> _Problem requirements_: Quote the listing below in full and exactly as written, but omit every picture.
##### Data section #####
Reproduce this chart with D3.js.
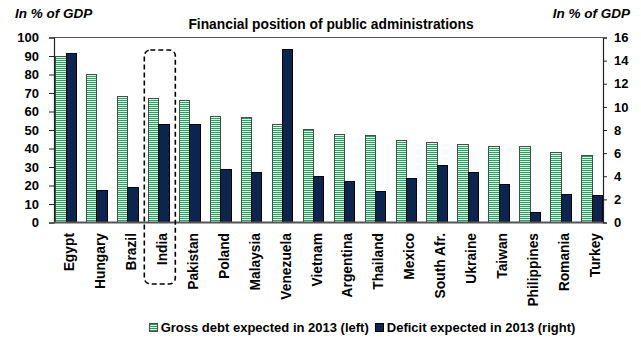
<!DOCTYPE html>
<html>
<head>
<meta charset="utf-8">
<script src="https://cdn.jsdelivr.net/npm/d3@7/dist/d3.min.js"></script>
<style>
  html, body { margin: 0; padding: 0; background: #fff; }
  svg { display: block; font-family: "Liberation Sans", Arial, sans-serif; }
  text { fill: #000; font-weight: bold; }
</style>
</head>
<body>
<svg id="chart" width="641" height="339"></svg>
<script>
// Countries along the category axis
const countries = ["Egypt", "Hungary", "Brazil", "India", "Pakistan", "Poland", "Malaysia",
  "Venezuela", "Vietnam", "Argentina", "Thailand", "Mexico", "South Afr.", "Ukraine",
  "Taiwan", "Philippines", "Romania", "Turkey"];

// Gross debt expected in 2013, % of GDP (left axis)
const grossDebt = [89.5, 80, 68, 67, 66, 57.4, 56.8, 53.1, 50.4, 47.5, 46.9, 44.1, 43, 42.4, 41.2, 41, 38.1, 36];

// Deficit expected in 2013, % of GDP (right axis)
const deficit = [14.6, 2.75, 3.0, 8.45, 8.45, 4.6, 4.3, 14.95, 4.0, 3.55, 2.7, 3.8, 4.95, 4.3, 3.25, 0.85, 2.4, 2.3];

// Tick values for both value axes
const leftTicks = [0, 10, 20, 30, 40, 50, 60, 70, 80, 90, 100];
const rightTicks = [0, 2, 4, 6, 8, 10, 12, 14, 16];

const title = "Financial position of public administrations";
const unitLabel = "In % of GDP";
const legendLabels = ["Gross debt expected in 2013 (left)", "Deficit expected in 2013 (right)"];
const highlighted = "India";

const svg = d3.select("#chart");

const plot = { left: 54, right: 603, top: 37.5, bottom: 222.5 };
const barW = 10.3;

const x = d3.scalePoint().domain(countries).range([plot.left + 12, plot.right - 11]);
const yL = d3.scaleLinear().domain([0, 100]).range([plot.bottom, plot.top]);
const yR = d3.scaleLinear().domain([0, 16]).range([plot.bottom, plot.top]);

// Striped fill for the gross debt bars
const defs = svg.append("defs");
const pat = defs.append("pattern")
  .attr("id", "stripes").attr("patternUnits", "userSpaceOnUse")
  .attr("width", 4).attr("height", 2);
pat.append("rect").attr("width", 4).attr("height", 2).attr("fill", "#dff5e7");
pat.append("rect").attr("width", 4).attr("height", 1).attr("fill", "#1fa65c");

const navy = "#0b2450";

// Plot frame top line
svg.append("line")
  .attr("x1", plot.left).attr("x2", plot.right)
  .attr("y1", plot.top).attr("y2", plot.top)
  .attr("stroke", "#555").attr("stroke-width", 1);

// Bars
const g = svg.append("g").attr("shape-rendering", "crispEdges");
g.selectAll("rect.debt").data(countries).join("rect")
  .attr("class", "debt")
  .attr("x", (d) => x(d) - barW)
  .attr("y", (d, i) => yL(grossDebt[i]))
  .attr("width", barW)
  .attr("height", (d, i) => yL(0) - yL(grossDebt[i]))
  .attr("fill", "url(#stripes)")
  .attr("stroke", "#4a4a4a").attr("stroke-width", 1);

g.selectAll("rect.deficit").data(countries).join("rect")
  .attr("class", "deficit")
  .attr("x", (d) => x(d))
  .attr("y", (d, i) => yR(deficit[i]))
  .attr("width", barW)
  .attr("height", (d, i) => yR(0) - yR(deficit[i]))
  .attr("fill", navy)
  .attr("stroke", "#000").attr("stroke-width", 1);

// Left value axis
const axL = svg.append("g")
  .attr("transform", `translate(${plot.left},0)`)
  .call(d3.axisLeft(yL).tickValues(leftTicks).tickSize(5).tickPadding(10));
// Right value axis
const axR = svg.append("g")
  .attr("transform", `translate(${plot.right},0)`)
  .call(d3.axisRight(yR).tickValues(rightTicks).tickSize(4).tickPadding(7));

[axL, axR].forEach((ax) => {
  ax.select(".domain").attr("stroke", "#222").attr("stroke-width", 1.2);
  ax.selectAll(".tick line").attr("stroke", "#222");
  ax.selectAll(".tick text")
    .attr("font-size", 13).attr("font-weight", "bold")
    .attr("font-family", "Liberation Sans, Arial, sans-serif").attr("fill", "#000");
});

// Category baseline
svg.append("line")
  .attr("x1", plot.left).attr("x2", plot.right)
  .attr("y1", plot.bottom).attr("y2", plot.bottom)
  .attr("stroke", "#555").attr("stroke-width", 2);

// Category labels, rotated
svg.append("g").selectAll("text").data(countries).join("text")
  .attr("transform", (d) => `translate(${x(d) + 8},233) rotate(-90)`)
  .attr("text-anchor", "end")
  .attr("font-size", 13.8)
  .text((d) => d);

// Dashed outline around the highlighted country
const hx = x(highlighted);
svg.append("rect")
  .attr("x", hx - 14.5).attr("y", 50)
  .attr("width", 31).attr("height", 234)
  .attr("rx", 6).attr("ry", 6)
  .attr("fill", "none").attr("stroke", "#000")
  .attr("stroke-width", 1.6).attr("stroke-dasharray", "5,3");

// Titles
svg.append("text").attr("x", 331).attr("y", 29)
  .attr("text-anchor", "middle").attr("font-size", 13.8).text(title);
svg.append("text").attr("x", 15).attr("y", 18)
  .attr("font-size", 13.5).attr("font-style", "italic").text(unitLabel);
svg.append("text").attr("x", 630).attr("y", 18).attr("text-anchor", "end")
  .attr("font-size", 13.5).attr("font-style", "italic").text(unitLabel);

// Legend
const legend = svg.append("g");
const fills = ["url(#stripes)", navy];
const strokes = ["#4a4a4a", "#000"];
let cursor = 0;
legendLabels.forEach((lab, i) => {
  const item = legend.append("g").attr("transform", `translate(${cursor},0)`);
  item.append("rect").attr("x", 0).attr("y", -8.5).attr("width", 8).attr("height", 8)
    .attr("fill", fills[i]).attr("stroke", strokes[i]).attr("shape-rendering", "crispEdges");
  const t = item.append("text").attr("x", 11).attr("y", 0).attr("font-size", 13).text(lab);
  cursor += 11 + t.node().getComputedTextLength() + 7;
});
const legendW = cursor - 7;
legend.attr("transform", `translate(${362.5 - legendW / 2},332)`);
</script>
</body>
</html>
#####
> _Response to this task_:
Reproduce this chart with D3.js.
<!DOCTYPE html>
<html>
<head>
<meta charset="utf-8">
<script src="https://cdn.jsdelivr.net/npm/d3@7/dist/d3.min.js"></script>
<style>
  html, body { margin: 0; padding: 0; background: #fff; }
  svg { display: block; font-family: "Liberation Sans", Arial, sans-serif; }
  text { fill: #000; font-weight: bold; }
</style>
</head>
<body>
<svg id="chart" width="641" height="339"></svg>
<script>
// Countries along the category axis
const countries = ["Egypt", "Hungary", "Brazil", "India", "Pakistan", "Poland", "Malaysia",
  "Venezuela", "Vietnam", "Argentina", "Thailand", "Mexico", "South Afr.", "Ukraine",
  "Taiwan", "Philippines", "Romania", "Turkey"];

// Gross debt expected in 2013, % of GDP (left axis)
const grossDebt = [89.5, 80, 68, 67, 66, 57.4, 56.8, 53.1, 50.4, 47.5, 46.9, 44.1, 43, 42.4, 41.2, 41, 38.1, 36];

// Deficit expected in 2013, % of GDP (right axis)
const deficit = [14.6, 2.75, 3.0, 8.45, 8.45, 4.6, 4.3, 14.95, 4.0, 3.55, 2.7, 3.8, 4.95, 4.3, 3.25, 0.85, 2.4, 2.3];

// Tick values for both value axes
const leftTicks = [0, 10, 20, 30, 40, 50, 60, 70, 80, 90, 100];
const rightTicks = [0, 2, 4, 6, 8, 10, 12, 14, 16];

const title = "Financial position of public administrations";
const unitLabel = "In % of GDP";
const legendLabels = ["Gross debt expected in 2013 (left)", "Deficit expected in 2013 (right)"];
const highlighted = "India";

const svg = d3.select("#chart");

const plot = { left: 54, right: 603, top: 37.5, bottom: 222.5 };
const barW = 10.3;

const x = d3.scalePoint().domain(countries).range([plot.left + 12, plot.right - 11]);
const yL = d3.scaleLinear().domain([0, 100]).range([plot.bottom, plot.top]);
const yR = d3.scaleLinear().domain([0, 16]).range([plot.bottom, plot.top]);

// Striped fill for the gross debt bars
const defs = svg.append("defs");
const pat = defs.append("pattern")
  .attr("id", "stripes").attr("patternUnits", "userSpaceOnUse")
  .attr("width", 4).attr("height", 2);
pat.append("rect").attr("width", 4).attr("height", 2).attr("fill", "#dff5e7");
pat.append("rect").attr("width", 4).attr("height", 1).attr("fill", "#1fa65c");

const navy = "#0b2450";

// Plot frame top line
svg.append("line")
  .attr("x1", plot.left).attr("x2", plot.right)
  .attr("y1", plot.top).attr("y2", plot.top)
  .attr("stroke", "#555").attr("stroke-width", 1);

// Bars
const g = svg.append("g").attr("shape-rendering", "crispEdges");
g.selectAll("rect.debt").data(countries).join("rect")
  .attr("class", "debt")
  .attr("x", (d) => x(d) - barW)
  .attr("y", (d, i) => yL(grossDebt[i]))
  .attr("width", barW)
  .attr("height", (d, i) => yL(0) - yL(grossDebt[i]))
  .attr("fill", "url(#stripes)")
  .attr("stroke", "#4a4a4a").attr("stroke-width", 1);

g.selectAll("rect.deficit").data(countries).join("rect")
  .attr("class", "deficit")
  .attr("x", (d) => x(d))
  .attr("y", (d, i) => yR(deficit[i]))
  .attr("width", barW)
  .attr("height", (d, i) => yR(0) - yR(deficit[i]))
  .attr("fill", navy)
  .attr("stroke", "#000").attr("stroke-width", 1);

// Left value axis
const axL = svg.append("g")
  .attr("transform", `translate(${plot.left},0)`)
  .call(d3.axisLeft(yL).tickValues(leftTicks).tickSize(5).tickPadding(10));
// Right value axis
const axR = svg.append("g")
  .attr("transform", `translate(${plot.right},0)`)
  .call(d3.axisRight(yR).tickValues(rightTicks).tickSize(4).tickPadding(7));

[axL, axR].forEach((ax) => {
  ax.select(".domain").attr("stroke", "#222").attr("stroke-width", 1.2);
  ax.selectAll(".tick line").attr("stroke", "#222");
  ax.selectAll(".tick text")
    .attr("font-size", 13).attr("font-weight", "bold")
    .attr("font-family", "Liberation Sans, Arial, sans-serif").attr("fill", "#000");
});

// Category baseline
svg.append("line")
  .attr("x1", plot.left).attr("x2", plot.right)
  .attr("y1", plot.bottom).attr("y2", plot.bottom)
  .attr("stroke", "#555").attr("stroke-width", 2);

// Category labels, rotated
svg.append("g").selectAll("text").data(countries).join("text")
  .attr("transform", (d) => `translate(${x(d) + 8},233) rotate(-90)`)
  .attr("text-anchor", "end")
  .attr("font-size", 13.8)
  .text((d) => d);

// Dashed outline around the highlighted country
const hx = x(highlighted);
svg.append("rect")
  .attr("x", hx - 14.5).attr("y", 50)
  .attr("width", 31).attr("height", 234)
  .attr("rx", 6).attr("ry", 6)
  .attr("fill", "none").attr("stroke", "#000")
  .attr("stroke-width", 1.6).attr("stroke-dasharray", "5,3");

// Titles
svg.append("text").attr("x", 331).attr("y", 29)
  .attr("text-anchor", "middle").attr("font-size", 13.8).text(title);
svg.append("text").attr("x", 15).attr("y", 18)
  .attr("font-size", 13.5).attr("font-style", "italic").text(unitLabel);
svg.append("text").attr("x", 630).attr("y", 18).attr("text-anchor", "end")
  .attr("font-size", 13.5).attr("font-style", "italic").text(unitLabel);

// Legend
const legend = svg.append("g");
const fills = ["url(#stripes)", navy];
const strokes = ["#4a4a4a", "#000"];
let cursor = 0;
legendLabels.forEach((lab, i) => {
  const item = legend.append("g").attr("transform", `translate(${cursor},0)`);
  item.append("rect").attr("x", 0).attr("y", -8.5).attr("width", 8).attr("height", 8)
    .attr("fill", fills[i]).attr("stroke", strokes[i]).attr("shape-rendering", "crispEdges");
  const t = item.append("text").attr("x", 11).attr("y", 0).attr("font-size", 13).text(lab);
  cursor += 11 + t.node().getComputedTextLength() + 7;
});
const legendW = cursor - 7;
legend.attr("transform", `translate(${362.5 - legendW / 2},332)`);
</script>
</body>
</html>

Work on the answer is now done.